- We update Fed Chair elect Yellen’s labour market dashboard and discover a mixed picture…
- …this suggests that December might be a little too early for the Fed to taper
- China’s economic data was mixed, but generally signal growth remains robust
Yellen’s labour market dashboard not conclusive enough for December taper
Fed Chair-elect Janet Yellen set out five indicators that she would use to define whether there had been a substantial improvement in the labour market in a speech earlier this year. These are the unemployment rate, the nonfarm payrolls, the hiring rate, the job quitting rate and overall spending and growth in the economy. The publication of the hiring and quit rates from the JOLT survey yesterday means we now have a full update of these indicators, so it is worth looking at each one and the general message of the overall dashboard. As reported earlier on these pages, the unemployment rate fell to 7% in November, from 7.3% in October, and 7.2% before the shutdown. This points to a clear improving trend. However, a note of caution is that labour market participation remains on a downward trend. The labour market participation rate rose to 63% in November, from 62.8% in October, but was still down from 63.2% in September. So there might be some concern that the unemployment rate is biased somewhat downwards by weak labour supply, which is seen as a sign of labour market weakness. On the other hand, the second labour market indicator – the nonfarm payrolls – has been robust. Payrolls were up by 203K in November and are trending at the 200K level that some other officials have suggested is an important benchmark. Unfortunately, the two indicators from the JOLT survey failed to support this improved picture. The hiring rate fell in October, to 3.3% from 3.4%. This still leaves it off its lows (of 3.1% in March of this year) but also way off its pre-recession highs (4.1% in November 2006). Furthermore, the quit rate has been flat at 1.7% for the last four months in a row, where as Mrs Yellen has asserted that a rise in this rate would signal that workers perceive their chances of being re-hired as being good. On the surface, the final metric is pointing at the right direction, with GDP growth accelerating markedly in Q3. However, final demand growth remained moderate. We expect this to improve markedly in coming months, and many indicators are starting to point in this direction, but the hard data are not yet completely convincing. Overall, therefore, the ‘Yellen dashboard’ is still a bit mixed. This suggests that the Fed may wait a little longer than the December FOMC to taper, though we think that it will not be too long now. Our base case remains that March is the most likely month.

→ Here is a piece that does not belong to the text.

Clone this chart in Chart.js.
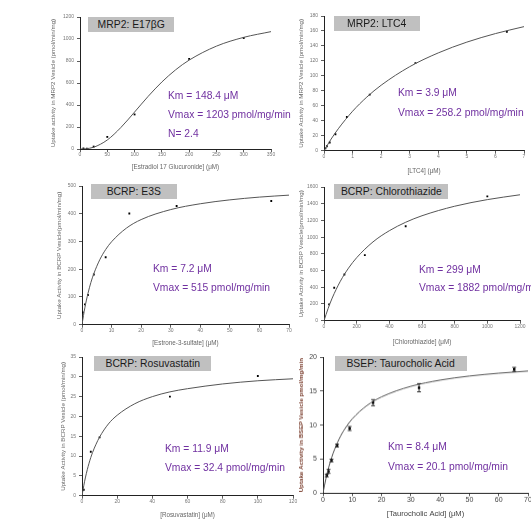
<!DOCTYPE html>
<html>
<head>
<meta charset="utf-8">
<script src="https://cdn.jsdelivr.net/npm/chart.js@4.4.1/dist/chart.umd.min.js"></script>
<style>
  html, body { margin: 0; padding: 0; background: #fff; }
  body { width: 531px; height: 519px; position: relative; overflow: hidden; font-family: "Liberation Sans", Arial, sans-serif; }
  canvas { position: absolute; }
  .tag { position: absolute; height: 15px; background: #c0c0c0; color: #1a1a1a; font-size: 11.8px; line-height: 15px; text-align: center; white-space: nowrap; z-index: 2; }
  .tag span { display: inline-block; transform: scaleX(0.88); }
  .note { position: absolute; color: #7030a0; font-size: 10.3px; line-height: 12px; white-space: nowrap; z-index: 2; }
</style>
</head>
<body>

<div class="tag" style="left:88px;top:17px;width:86px;"><span>MRP2: E17βG</span></div>
<div class="tag" style="left:334px;top:16px;width:86px;"><span>MRP2: LTC4</span></div>
<div class="tag" style="left:91px;top:184px;width:86px;"><span>BCRP: E3S</span></div>
<div class="tag" style="left:334px;top:184px;width:114px;"><span>BCRP: Chlorothiazide</span></div>
<div class="tag" style="left:94px;top:356px;width:117px;"><span>BCRP: Rosuvastatin</span></div>
<div class="tag" style="left:335px;top:356px;width:132px;"><span>BSEP: Taurocholic Acid</span></div>

<div class="note" style="left:168px;top:90px;">Km = 148.4 μM</div>
<div class="note" style="left:168px;top:109px;">Vmax = 1203 pmol/mg/min</div>
<div class="note" style="left:168px;top:128px;">N= 2.4</div>
<div class="note" style="left:398px;top:87px;">Km = 3.9 μM</div>
<div class="note" style="left:398px;top:107px;">Vmax = 258.2 pmol/mg/min</div>
<div class="note" style="left:153px;top:263px;">Km = 7.2 μM</div>
<div class="note" style="left:153px;top:282px;">Vmax = 515 pmol/mg/min</div>
<div class="note" style="left:419px;top:264px;">Km = 299 μM</div>
<div class="note" style="left:419px;top:282px;">Vmax = 1882 pmol/mg/min</div>
<div class="note" style="left:165px;top:443px;">Km = 11.9 μM</div>
<div class="note" style="left:165px;top:462px;">Vmax = 32.4 pmol/mg/min</div>
<div class="note" style="left:388px;top:441px;">Km = 8.4 μM</div>
<div class="note" style="left:388px;top:461px;">Vmax = 20.1 pmol/mg/min</div>

<canvas id="p1"></canvas>
<canvas id="p2"></canvas>
<canvas id="p3"></canvas>
<canvas id="p4"></canvas>
<canvas id="p5"></canvas>
<canvas id="p6"></canvas>

<script>
// ---- data ----

// MRP2: E17bG
const e17PointX = [6.25, 12.5, 25, 50, 100, 200, 300];
const e17PointY = [5, 3, 22, 110, 314, 819, 1009];
const e17CurveX = [0, 10, 25, 50, 75, 100, 125, 150, 175, 200, 250, 300, 350];
const e17CurveY = [0, 2, 16, 82, 196, 336, 479, 609, 719, 808, 935, 1015, 1067];
const e17XRange = [0, 350, 50];
const e17YRange = [0, 1200, 200];

// MRP2: LTC4
const ltcPointX = [0.05, 0.1, 0.2, 0.4, 0.8, 1.6, 3.2, 6.4];
const ltcPointY = [3, 6, 11, 22, 45, 75, 117, 159];
const ltcCurveX = [0, 0.1, 0.25, 0.5, 1, 1.5, 2, 3, 4, 5, 6, 7];
const ltcCurveY = [0, 6.3, 15.6, 29.3, 52.7, 71.7, 87.5, 112.3, 130.7, 145.1, 156.5, 165.8];
const ltcXRange = [0, 7, 1];
const ltcYRange = [0, 180, 20];

// BCRP: E3S
const e3sPointX = [0.25, 1, 2, 4, 8, 16, 32, 64];
const e3sPointY = [44, 73, 107, 181, 243, 401, 428, 446];
const e3sCurveX = [0, 0.5, 1, 2, 3, 4, 6, 8, 10, 15, 20, 30, 40, 50, 60, 70];
const e3sCurveY = [0, 33, 63, 112, 152, 184, 234, 271, 299, 348, 379, 415, 436, 450, 460, 467];
const e3sXRange = [0, 70, 10];
const e3sYRange = [0, 500, 100];

// BCRP: Chlorothiazide
const chlPointX = [31.25, 62.5, 125, 250, 500, 1000];
const chlPointY = [195, 394, 553, 784, 1130, 1488];
const chlCurveX = [0, 25, 50, 100, 150, 200, 300, 400, 500, 600, 800, 1000, 1200];
const chlCurveY = [0, 145, 270, 472, 629, 754, 943, 1077, 1178, 1256, 1370, 1449, 1507];
const chlXRange = [0, 1200, 200];
const chlYRange = [0, 1600, 200];

// BCRP: Rosuvastatin
const rosPointX = [1, 5, 10, 50, 100];
const rosPointY = [1.5, 11.1, 14.7, 25, 30.2];
const rosCurveX = [0, 1, 2, 4, 6, 8, 10, 15, 20, 30, 40, 50, 60, 80, 100, 120];
const rosCurveY = [0, 2.5, 4.7, 8.2, 10.9, 13.0, 14.8, 18.1, 20.3, 23.2, 25.0, 26.2, 27.0, 28.2, 29.0, 29.5];
const rosXRange = [0, 120, 20];
const rosYRange = [0, 35, 5];

// BSEP: Taurocholic Acid
const tcaPointX = [1.3, 1.9, 2.9, 4.8, 9.1, 17.1, 32.8, 65.3];
const tcaPointY = [2.6, 3.2, 4.8, 7.0, 9.5, 13.3, 15.5, 18.2];
const tcaPointErr = [0.2, 0.3, 0.2, 0.2, 0.3, 0.45, 0.6, 0.3];
const tcaCurveX = [0, 1, 2, 3, 4, 6, 8, 10, 15, 20, 30, 40, 50, 60, 70];
const tcaCurveY = [0, 2.14, 3.87, 5.29, 6.48, 8.38, 9.80, 10.92, 12.88, 14.15, 15.70, 16.61, 17.21, 17.63, 17.95];
const tcaXRange = [0, 70, 10];
const tcaYRange = [0, 20, 5];

// ---- helpers ----
const zip = (xs, ys) => xs.map((x, i) => ({ x: x, y: ys[i] }));

// vertical error bars drawn through the chart's own scales
const errorBars = {
    id: 'errorBars',
    afterDatasetsDraw(chart, args, opts) {
        if (!opts.err) return;
        const { ctx, scales: { x, y } } = chart;
        const pts = chart.data.datasets[1].data;
        ctx.save();
        ctx.strokeStyle = '#111';
        ctx.lineWidth = 0.8;
        pts.forEach((p, i) => {
            const px = x.getPixelForValue(p.x);
            const top = y.getPixelForValue(p.y + opts.err[i]);
            const bot = y.getPixelForValue(p.y - opts.err[i]);
            ctx.beginPath();
            ctx.moveTo(px, top); ctx.lineTo(px, bot);
            ctx.moveTo(px - 2, top); ctx.lineTo(px + 2, top);
            ctx.moveTo(px - 2, bot); ctx.lineTo(px + 2, bot);
            ctx.stroke();
        });
        ctx.restore();
    }
};

function makePanel(p) {
    const W = 44, padTop = 8, padRight = 10;
    const H = p.xTitleY - p.yb + 6;
    const left = Math.round(p.x0) - W;
    const top = Math.round(p.yt) - padTop;
    const width = W + Math.round(p.x1 - p.x0) + padRight;
    const height = padTop + Math.round(p.yb - p.yt) + H;
    const cv = document.getElementById(p.id);
    cv.width = width; cv.height = height;
    cv.style.left = left + 'px'; cv.style.top = top + 'px';
    cv.style.width = width + 'px'; cv.style.height = height + 'px';

    const tickFont = { family: 'Liberation Sans', size: p.tickSize };
    const titleLh = p.titleSize * 1.2;
    const yts = p.yTitleSize || p.titleSize;
    const axisBase = {
        type: 'linear',
        grid: { display: true, drawOnChartArea: false, drawTicks: true, tickLength: 3, color: '#333', lineWidth: 0.8 },
        border: { display: true, color: '#222', width: 1 }
    };

    new Chart(cv, {
        type: 'line',
        data: {
            datasets: [
                {
                    data: zip(p.curveX, p.curveY),
                    borderColor: '#555',
                    borderWidth: 1,
                    pointRadius: 0,
                    cubicInterpolationMode: 'monotone',
                    fill: false
                },
                {
                    data: zip(p.pointX, p.pointY),
                    showLine: false,
                    pointStyle: 'rect',
                    pointRadius: p.markSize,
                    backgroundColor: '#000',
                    borderColor: '#000',
                    borderWidth: 0
                }
            ]
        },
        options: {
            responsive: false,
            animation: false,
            layout: { padding: { top: padTop, right: padRight, left: 0, bottom: 0 } },
            plugins: {
                legend: { display: false },
                tooltip: { enabled: false },
                errorBars: { err: p.err }
            },
            scales: {
                x: Object.assign({}, axisBase, {
                    min: p.xr[0], max: p.xr[1],
                    ticks: { stepSize: p.xr[2], font: tickFont, color: p.tickColor, padding: 0, maxRotation: 0, autoSkip: false,
                        callback: v => String(v) },
                    title: { display: true, text: p.xTitle, color: p.xTitleColor,
                        font: { family: 'Liberation Sans', size: p.titleSize },
                        padding: { top: 0, bottom: 6 - titleLh / 2 } },
                    afterFit(s) { s.height = H; }
                }),
                y: Object.assign({}, axisBase, {
                    min: p.yr[0], max: p.yr[1],
                    ticks: { stepSize: p.yr[2], font: tickFont, color: p.tickColor, padding: 3, autoSkip: false,
                        callback: v => String(v) },
                    title: { display: true, text: p.yTitle, color: p.yTitleColor,
                        font: { family: 'Liberation Sans', size: yts, weight: p.yTitleWeight || 'normal' },
                        padding: { top: p.yTitleX - left - yts * 0.6, bottom: 0 } },
                    afterFit(s) { s.width = W; }
                })
            }
        },
        plugins: [errorBars]
    });
}

const small = { tickSize: 5, tickColor: '#777', titleSize: 6.3, yTitleSize: 6.2, xTitleColor: '#666', yTitleColor: '#666', markSize: 1.3 };

makePanel(Object.assign({}, small, {
    id: 'p1', x0: 79.5, x1: 270, yt: 17, yb: 149, xTitleY: 167, yTitleX: 53,
    xr: e17XRange, yr: e17YRange, pointX: e17PointX, pointY: e17PointY, curveX: e17CurveX, curveY: e17CurveY,
    xTitle: '[Estradiol 17 Glucuronide] (μM)', yTitle: 'Uptake activity in MRP2 Vesicle (pmol/min/mg)'
}));
makePanel(Object.assign({}, small, {
    id: 'p2', x0: 323.5, x1: 523.5, yt: 15.7, yb: 150.7, xTitleY: 171, yTitleX: 301,
    xr: ltcXRange, yr: ltcYRange, pointX: ltcPointX, pointY: ltcPointY, curveX: ltcCurveX, curveY: ltcCurveY,
    xTitle: '[LTC4] (μM)', yTitle: 'Uptake Activity in MRP2 Vesicle (pmol/min/mg)'
}));
makePanel(Object.assign({}, small, {
    id: 'p3', x0: 82, x1: 289.3, yt: 186, yb: 324.7, xTitleY: 343, yTitleX: 59,
    xr: e3sXRange, yr: e3sYRange, pointX: e3sPointX, pointY: e3sPointY, curveX: e3sCurveX, curveY: e3sCurveY,
    xTitle: '[Estrone-3-sulfate] (μM)', yTitle: 'Uptake Activity in BCRP Vesicle(pmol/min/mg)'
}));
makePanel(Object.assign({}, small, {
    id: 'p4', x0: 324.3, x1: 520, yt: 186.7, yb: 320.7, xTitleY: 342, yTitleX: 301,
    xr: chlXRange, yr: chlYRange, pointX: chlPointX, pointY: chlPointY, curveX: chlCurveX, curveY: chlCurveY,
    xTitle: '[Chlorothiazide] (μM)', yTitle: 'Uptake Activity in BCRP Vesicle(pmol/min/mg)'
}));
makePanel(Object.assign({}, small, {
    id: 'p5', x0: 81.7, x1: 292.9, yt: 357.3, yb: 496.7, xTitleY: 516, yTitleX: 63,
    xr: rosXRange, yr: rosYRange, pointX: rosPointX, pointY: rosPointY, curveX: rosCurveX, curveY: rosCurveY,
    xTitle: '[Rosuvastatin] (μM)', yTitle: 'Uptake Activity in BCRP Vesicle (pmol/min/mg)'
}));
makePanel({
    id: 'p6', x0: 323.3, x1: 528.3, yt: 357.3, yb: 493.3, xTitleY: 514, yTitleX: 301,
    tickSize: 7, tickColor: '#444', titleSize: 7.6, yTitleSize: 6.2, yTitleWeight: 'bold', xTitleColor: '#444', yTitleColor: '#7b3f2f', markSize: 1.7,
    xr: tcaXRange, yr: tcaYRange, pointX: tcaPointX, pointY: tcaPointY, curveX: tcaCurveX, curveY: tcaCurveY,
    err: tcaPointErr,
    xTitle: '[Taurocholic Acid] (μM)', yTitle: 'Uptake Activity in BSEP Vesicle pmol/mg/min'
});
</script>
</body>
</html>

China data mixed, but consistent with growth stabilising at decent rates in Q4…
November’s package of economic data out of China showed that economic activity remains firm. Although fixed investment (down to 19.9% from 20.1% in October) and industrial production (10% yoy down from 10.3% yoy) slowed, retail sales (13.7% yoy from 13.3% yoy) and exports (12.7% yoy from 5.6%) continued to show a strong growth momentum. This is consistent with economic growth that is stabilizing, with a stronger drive coming from consumption. We expect that GDP growth will moderate somewhat in the fourth quarter, but that the underlying data will remain strong.
…while we stick to 8% growth forecast for 2014
The annual Central Economic Conference which started yesterday will lay out the official targets for GDP growth in 2014 and supporting measures. It could be that that authorities set a more moderate target for growth of 7% for 2014, but this should be seen as a bottom limit. Still, it shows that despite the improving economic data, a strong rebound in the coming year is not likely. Consumption will support domestic demand, while the pace of growth in infrastructure investments will continue gradually declining. Export growth should also offset the slowdown in investment. Overall, we stick to our forecast for GDP growth of 8% in 2014 on the back of stronger global demand, while domestic demand is expected to remain solid.